Murren does have some self-contained accommodation, along with some great family friendly hotels. You will want to pick your location carefully to avoid a longer walk to the lifts in the morning.
There are a few non-skiing activities for families including a pool (free for Murren guests) and ice skating at the recently renovated Alpine Sports Center.
There are just 10 hotels in Murren ranging from the historic Eiger hotel with its traditional 4-star luxury, through to simple chalet style lodges. There are also private chalets and apartments available for rent. It is important to understand the location of your accommodation carefully since there is no public transport to get you around the village – by foot is the only option. If you aren’t staying at one of the hotels located right at the station you will need to arrange for your luggage to be transported to the hotel – dragging wheelie bags along the snowy streets can be punishing. Hotel Alpenruh at the southern end is the most conveniently located, just steps from the cable car coming up from the valley and heading on up to the ski slopes. Hotel Eiger is located at the other end of the village, next to the train station, but requires a bit of a walk to get to the closest ski run. Many people do ski down the village streets to get to the lifts in the morning.

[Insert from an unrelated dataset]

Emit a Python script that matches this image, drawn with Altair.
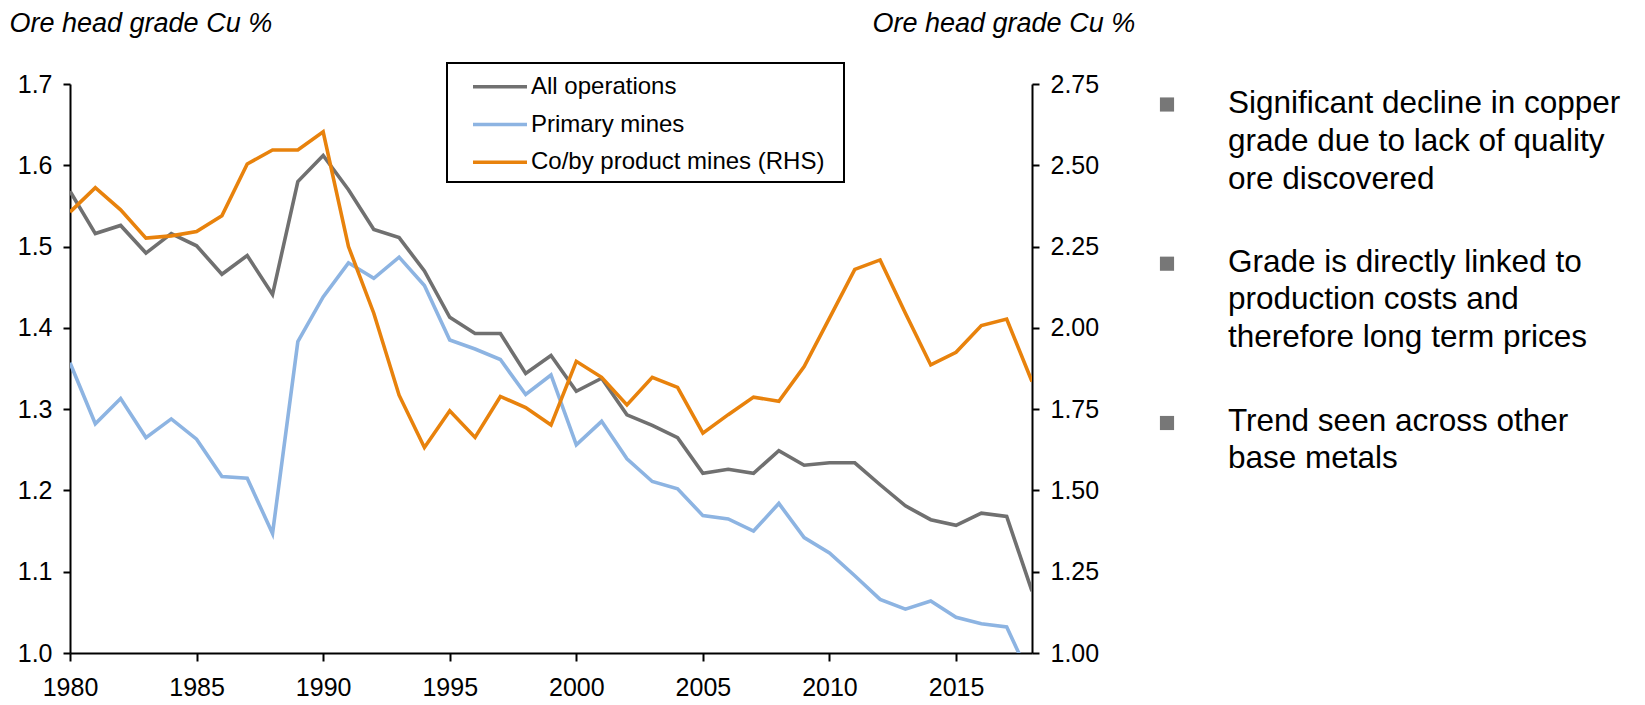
import altair as alt
import pandas as pd

# ---------------- data ----------------
years = list(range(1980, 2019))

all_operations = [1.568, 1.516, 1.526, 1.492, 1.516, 1.501, 1.466, 1.489, 1.441, 1.580,
                  1.612, 1.570, 1.521, 1.511, 1.470, 1.413, 1.393, 1.393, 1.344, 1.366,
                  1.322, 1.338, 1.293, 1.280, 1.265, 1.221, 1.226, 1.221, 1.249, 1.231,
                  1.234, 1.234, 1.207, 1.181, 1.164, 1.157, 1.172, 1.168, 1.076]

primary_mines = [1.357, 1.282, 1.313, 1.265, 1.288, 1.263, 1.217, 1.215, 1.147, 1.383,
                 1.438, 1.480, 1.461, 1.487, 1.452, 1.385, 1.374, 1.361, 1.318, 1.342,
                 1.256, 1.285, 1.239, 1.211, 1.202, 1.169, 1.165, 1.150, 1.184, 1.142,
                 1.123, 1.095, 1.066, 1.054, 1.064, 1.044, 1.036, 1.032, 0.965]

coby_product_mines = [2.356, 2.431, 2.363, 2.276, 2.283, 2.296, 2.345, 2.504, 2.547, 2.547,
                      2.603, 2.250, 2.045, 1.793, 1.632, 1.745, 1.663, 1.789, 1.755, 1.701,
                      1.897, 1.848, 1.763, 1.848, 1.817, 1.676, 1.733, 1.787, 1.774, 1.881,
                      2.030, 2.180, 2.209, 2.045, 1.886, 1.925, 2.007, 2.027, 1.835]

series_names = ["All operations", "Primary mines", "Co/by product mines (RHS)"]
series_colors = ["#707070", "#8DB4E2", "#E8820C"]

axis_title = "Ore head grade Cu %"
x_ticks = [1980, 1985, 1990, 1995, 2000, 2005, 2010, 2015]
left_ticks = [1.0, 1.1, 1.2, 1.3, 1.4, 1.5, 1.6, 1.7]
right_ticks = [1.0, 1.25, 1.5, 1.75, 2.0, 2.25, 2.5, 2.75]

bullet_texts = [
    "Significant decline in copper\ngrade due to lack of quality\nore discovered",
    "Grade is directly linked to\nproduction costs and\ntherefore long term prices",
    "Trend seen across other\nbase metals",
]

# ---------------- layout / style ----------------
FONT = "Liberation Sans"
W, H = 962, 569

left_df = pd.DataFrame({
    "year": years * 2,
    "value": all_operations + primary_mines,
    "series": [series_names[0]] * len(years) + [series_names[1]] * len(years),
})
right_df = pd.DataFrame({
    "year": years,
    "value": coby_product_mines,
    "series": [series_names[2]] * len(years),
})
legend_df = pd.DataFrame({"series": series_names})

color = alt.Color(
    "series:N",
    scale=alt.Scale(domain=series_names, range=series_colors),
    legend=None,
)

x_enc = alt.X(
    "year:Q",
    scale=alt.Scale(domain=[1980, 2018], nice=False, zero=False),
    axis=alt.Axis(values=x_ticks, format="d", title=None, labelPadding=14,
                  tickSize=8, labelFontSize=25, labelFlush=False),
)

left_axis = alt.Axis(
    orient="left", values=left_ticks, format=".1f", title=axis_title,
    titleAngle=0, titleX=-61, titleY=-53, titleAlign="left", titleBaseline="alphabetic",
    titleFontStyle="italic", titleFontWeight="normal", titleFontSize=27,
    labelPadding=11, tickSize=7,
)
right_axis = alt.Axis(
    orient="right", values=right_ticks, format=".2f", title=axis_title,
    titleAngle=0, titleX=-160, titleY=-53, titleAlign="left", titleBaseline="alphabetic",
    titleFontStyle="italic", titleFontWeight="normal", titleFontSize=27,
    labelPadding=11, tickSize=7,
)

# legend (drawn by hand: box, line swatches, labels)
legend_box = alt.Chart(pd.DataFrame({"k": [0]})).mark_rect(
    fill="white", stroke="black", strokeWidth=2
).encode(x=alt.value(377), x2=alt.value(774), y=alt.value(-21), y2=alt.value(98))

legend_y = alt.Y("series:N", scale=alt.Scale(type="point", domain=series_names,
                                              range=[2.7, 78.3], padding=0), axis=None)
legend_lines = alt.Chart(legend_df).mark_rule(strokeWidth=3.5).encode(
    x=alt.value(403), x2=alt.value(457), y=legend_y, color=color
)
legend_labels = alt.Chart(legend_df).mark_text(
    align="left", baseline="middle", fontSize=24, font=FONT, color="black"
).encode(x=alt.value(461), y=legend_y, text="series:N")

left = alt.Chart(left_df).mark_line(strokeWidth=3.6, clip=True).encode(
    x=x_enc,
    y=alt.Y("value:Q", scale=alt.Scale(domain=[1.0, 1.7], nice=False, zero=False), axis=left_axis),
    color=color,
)
right = alt.Chart(right_df).mark_line(strokeWidth=3.6, clip=True).encode(
    x=x_enc,
    y=alt.Y("value:Q", scale=alt.Scale(domain=[1.0, 2.75], nice=False, zero=False), axis=right_axis),
    color=color,
)

bullet_y = [20.5, 179.7, 339]
text_y = [29.3, 187.7, 346.7]
annots = []
for txt, by, ty in zip(bullet_texts, bullet_y, text_y):
    d = pd.DataFrame({"t": [txt]})
    annots.append(
        alt.Chart(d).mark_square(size=200, color="#777777", opacity=1)
        .encode(x=alt.value(1097), y=alt.value(by))
    )
    annots.append(
        alt.Chart(d).mark_text(align="left", baseline="alphabetic", fontSize=31.5, font=FONT,
                               lineBreak="\n", lineHeight=37.8, color="black")
        .encode(text="t:N", x=alt.value(1158), y=alt.value(ty))
    )

chart = (
    alt.layer(legend_box, left, right, legend_lines, legend_labels, *annots)
    .resolve_scale(y="independent")
    .properties(
        width=W, height=H,
        autosize=alt.AutoSizeParams(type="none"),
        padding={"left": 62, "top": 76, "right": 605, "bottom": 49},
    )
    .configure_view(stroke=None)
    .configure_axis(
        domainColor="black", domainWidth=2, tickColor="black", tickWidth=2,
        labelColor="black", labelFont=FONT, labelFontSize=25,
        titleFont=FONT, titleColor="black", grid=False,
    )
)

chart.save("out.html", embed_options={"renderer": "svg", "actions": False})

Most hotel stays will be on a half-board basis. There are a few restaurants and bars in the village which are quiet – apart from during the week of the Inferno race when the village explodes.
It is also possible to stay in the even smaller, quieter village of Gimmelwald below Murren which has a few guesthouses.

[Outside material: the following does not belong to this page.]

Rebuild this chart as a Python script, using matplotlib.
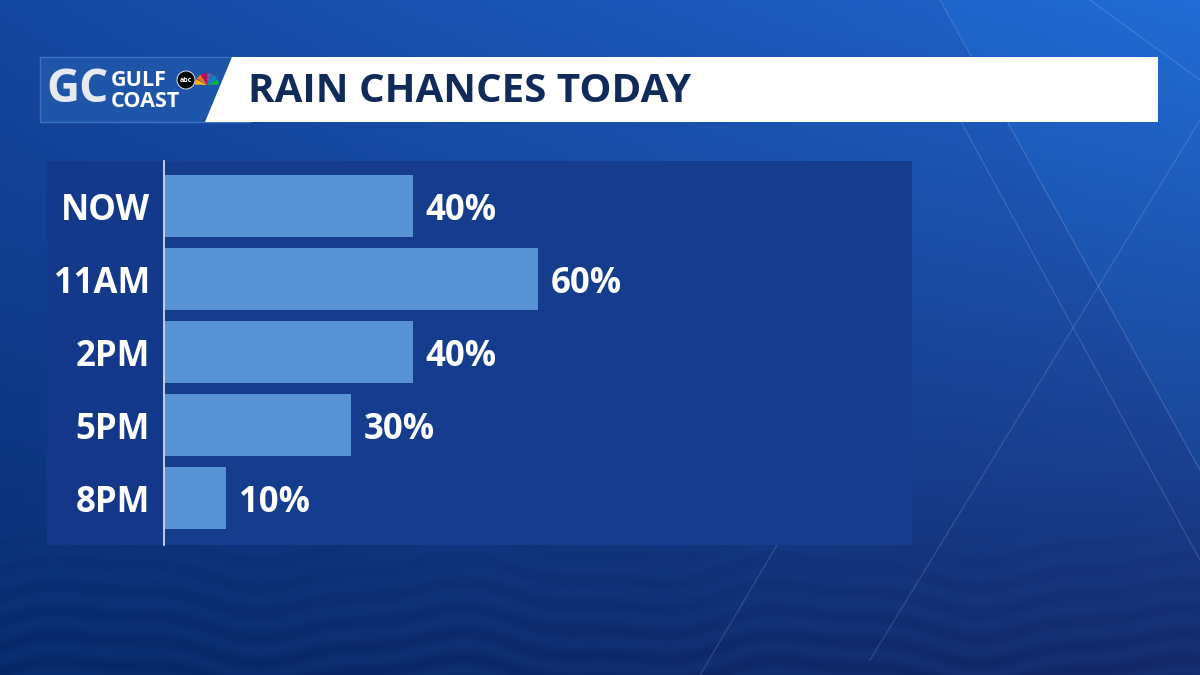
import numpy as np
import matplotlib.pyplot as plt
from matplotlib.patches import Polygon, Rectangle, Circle, Wedge

plt.rcParams['font.family'] = ['Open Sans', 'DejaVu Sans']

times = ["NOW", "11AM", "2PM", "5PM", "8PM"]
chances = [40, 60, 40, 30, 10]
title = "RAIN CHANCES TODAY"

W, H = 1200, 675
fig = plt.figure(figsize=(12, 6.75), dpi=100)

# background (pixel coordinates)
bg = fig.add_axes([0, 0, 1, 1])
bg.set_xlim(0, W)
bg.set_ylim(H, 0)
bg.axis("off")

yy, xx = np.mgrid[0:H, 0:W]
t = yy / H
s = xx / W
r = 0.08 + 0.05 * s - 0.04 * t
g = 0.28 + 0.12 * s * (1 - t) - 0.10 * t
b = 0.63 + 0.18 * s * (1 - t) - 0.18 * t
# slightly lighter wedge at top right
mask = (xx - 940) > (yy * 0.55)
g = g + mask * 0.025
b = b + mask * 0.03
# water band at the bottom
depth = np.clip((yy - 480) / 195, 0, 1)
wave = depth * (0.5 + 0.5 * np.sin(yy / 4.0 + np.sin(xx / 57.0) * 3 + np.sin(xx / 23.0)))
r = r + wave * 0.015 - depth * 0.02
g = g + wave * 0.03 - depth * 0.03
b = b + wave * 0.04 - depth * 0.05
img = np.dstack([np.clip(r, 0, 1), np.clip(g, 0, 1), np.clip(b, 0, 1)])
bg.imshow(img, extent=[0, W, H, 0], aspect="auto", zorder=0)

# faint diagonal streaks
for x0, y0, x1, y1 in [(960, 120, 1200, 560), (1200, 120, 870, 660), (1090, 0, 1200, 80),
                       (940, 0, 1200, 470), (700, 675, 780, 540)]:
    bg.plot([x0, x1], [y0, y1], color="white", alpha=0.13, lw=1, zorder=1)

# header
bg.add_patch(Rectangle((40, 57), 210, 65, facecolor="#1f55a8", edgecolor="#3d72c4", lw=1, zorder=2))
bg.add_patch(Polygon([(232, 57), (1158, 57), (1158, 122), (205, 122)], closed=True,
                     facecolor="white", edgecolor="none", zorder=3))
bg.text(248, 91, title, color="#122a5a", fontsize=29, fontweight="bold", va="center", ha="left", zorder=4)
bg.text(46, 90, "GC", color="#e6eaf0", fontsize=33, fontweight="bold", va="center", ha="left", zorder=4)
bg.text(111, 86, "GULF", color="white", fontsize=15.5, fontweight="bold", va="baseline", ha="left", zorder=4)
bg.text(111, 107, "COAST", color="white", fontsize=15.5, fontweight="bold", va="baseline", ha="left", zorder=4)
bg.add_patch(Circle((186, 80), 9, facecolor="black", edgecolor="white", lw=0.6, zorder=4))
bg.text(186, 80.5, "abc", color="white", fontsize=5, fontweight="bold", va="center", ha="center", zorder=5)
for i, c in enumerate(["#fcb711", "#f37021", "#cc004c", "#6460aa", "#0089d0", "#0db14b"]):
    bg.add_patch(Wedge((207, 85), 12, 180 + i * 30 + 2, 180 + i * 30 + 28, facecolor=c,
                       edgecolor="none", zorder=4))

# label column of the panel
bg.add_patch(Rectangle((47, 161), 116, 384, facecolor="#15388a", edgecolor="none", alpha=0.95, zorder=2))

# chart
ax = fig.add_axes([164 / W, 1 - 545 / H, 748 / W, 384 / H])
ax.set_facecolor("#163c8d")
y = np.arange(len(times))
ax.barh(y, chances, height=0.85, color="#5793d4", zorder=2)
for yi, v in zip(y, chances):
    ax.text(v + 2, yi, f"{v}%", color="white", fontsize=25, fontweight="bold",
            va="center_baseline", ha="left")
ax.set_xlim(0, 120)
ax.set_ylim(4.64, -0.62)
ax.set_xticks([])
ax.set_yticks(y)
ax.set_yticklabels(times, color="white", fontsize=25, fontweight="bold")
ax.tick_params(axis="y", length=0, pad=10)
for sp in ["top", "right", "bottom"]:
    ax.spines[sp].set_visible(False)
ax.spines["left"].set_color("#d0d8e8")
ax.spines["left"].set_linewidth(1.3)

fig.savefig("out.png", dpi=100)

There are a few non-ski activities in Murren - Snowshoeing, curling & ice skating at an outdoor rink, winter hiking, sledging (with 2 main runs), cross-country skiing and snow biking. The Alpine Sports Center was recently renovated and features a wellness area with saunas and steam room, massage treatments and gym. There is also an indoor swimming pool and child-care area.
A fun evening activity to enjoy is the fondue evening at the Allmendhubel mountain restaurant each Thursday evening. After dinner you can even ski back to the village with torches (or for those that prefer you can return by the funicular).
For down days it is possible to do a day trip to Interlarken and Bern for some sightseeing.
Getting to and from Murren is a big part of the experience. It’s not easy but the effort is rewarded with spectacular views and a more peaceful atmosphere.
The nearest major airports are Bern, Zurich and Basel which all take up to three hours by train with a few connections to Lauterbrunen train station. From there your options for getting to Murren will depend on where your hotel is located. For the northern end there’s the Grutschalp cable car, followed by a short train ride to Murren. For the southern end you will need to catch a bus from Lauterbrunen to Stechelberg and then a cable car via Gimmelwald to Murren. To make life easy, it’s worth using the very efficient Swiss Rail luggage forwarding service which will transport your bags all the way to/from your hotel in Murren to/from your train station destination (such as Zurich Airport). Alternatively, you can store large luggage at Lauterbrunen station and only take a small bag and your ski gear on to Murren.
Once established in Murren you can easily walk anywhere in the village. There are a few electric taxis, but they’re mostly used for arrival and departure days.
Due to the higher altitude slopes Murren has fairly reliable snow throughout the season – at least on the higher part of the mountain. Unless you want to participate, it’s best to avoid the week surrounding the Inferno race as accommodation is difficult to book and the resort is busy.